4. Untuk canda dan lelucon. Dia menyebutkan seseorang dengan maksud untuk membuat orang-orang menertawakan orang tersebut. Bahkan banyak orang yang mencari penghidupannya dengan cara ini.
Cara Pengobatan
Ghibah Adapun cara mengobati penyakit ghibah ialah dengan menyadarkan orang yang meng-ghibah, bahwa perbuatannya itu memancing kemurkaan Alloh, kebaikan-kebaikannya akan berpindah kepada orang yang di-ghibah, dan jika dia tidak mempunyai kebaikan, maka keburukan orang yang di-ghibah akan dipindahkan kepada dirinya. Siapa yang menyadari hal ini, tentu lidahnya tidak akan berani mengucapkan ghibah.
Abu Huroiroh meriwayatkan dari Nabi bersabda:
مَنْ كَانَتْ لَهُ مَظْلَمَةٌ لِأَخِيهِ مِنْ عِرْضِهِ أَوْ شَيْءٍ فَلْيَتَحَلَّلْهُ مِنْهُ الْيَوْمَ قَبْلَ أَنْ لَا يَكُونَ دِينَارٌ وَلَا دِرْهَمٌ إِنْ كَانَ لَهُ عَمَلٌ صَالِحٌ أُخِذَ مِنْهُ بِقَدْرِ مَظْلَمَتِهِ وَإِنْ لَمْ تَكُنْ لَهُ حَسَنَاتٌ أُخِذَ مِنْ سَيِّئَاتِ صَاحِبِهِ فَحُمِلَ عَلَيْهِ
“Siapa yang melakukan suatu kezholiman terhadap saudaranya pada harta atau kehormatannya, maka hendaklah dia menemuinya dan meminta maaf kepadanya, sebelum dia dihukum, sementara dia tidak mempunyai dirham maupun dinar, jika dia memiliki berbagai kebaikan, maka kebaikan-kebaikannya itu akan diambil lalu diberikan kepada saudaranya itu. Jika tidak, maka sebagian keburukan-keburukan saudaranya itu diambil dan diberikan kepadanya.” (HR. Bukhori)
Jika terlintas dalam pikiran untuk melakukan ghibah, maka hendaklah dia melakukan introspeksi dengan melihat aib sendiri lalu berusaha untuk memperbaikinya. Mestinya dia merasa malu jika dia mengungkap aib orang lain, sementara dirinya sendiri penuh aib.
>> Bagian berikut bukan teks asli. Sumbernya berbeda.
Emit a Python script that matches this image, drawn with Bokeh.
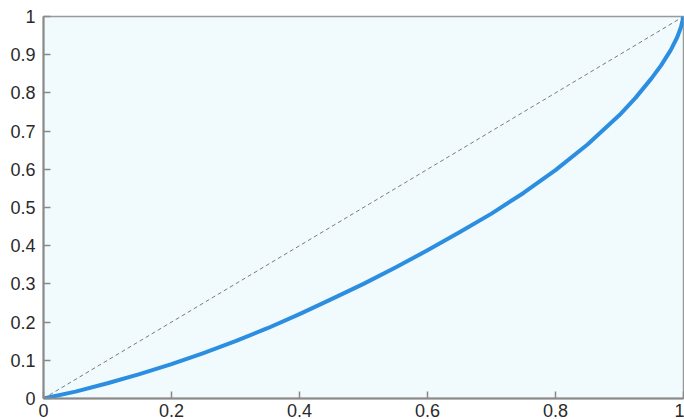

Untuk mengobati keinginan menjaga pergaulan dengan teman-teman yang meng-ghibah, maka dia harus tahu bahwa Alloh murka kepada siapa yang mencari keridhoan manusia dengan sesuatu yang membuat Alloh murka. Yang harus dia lakukan ialah menasihati teman-temannya. Wallohu A’lam.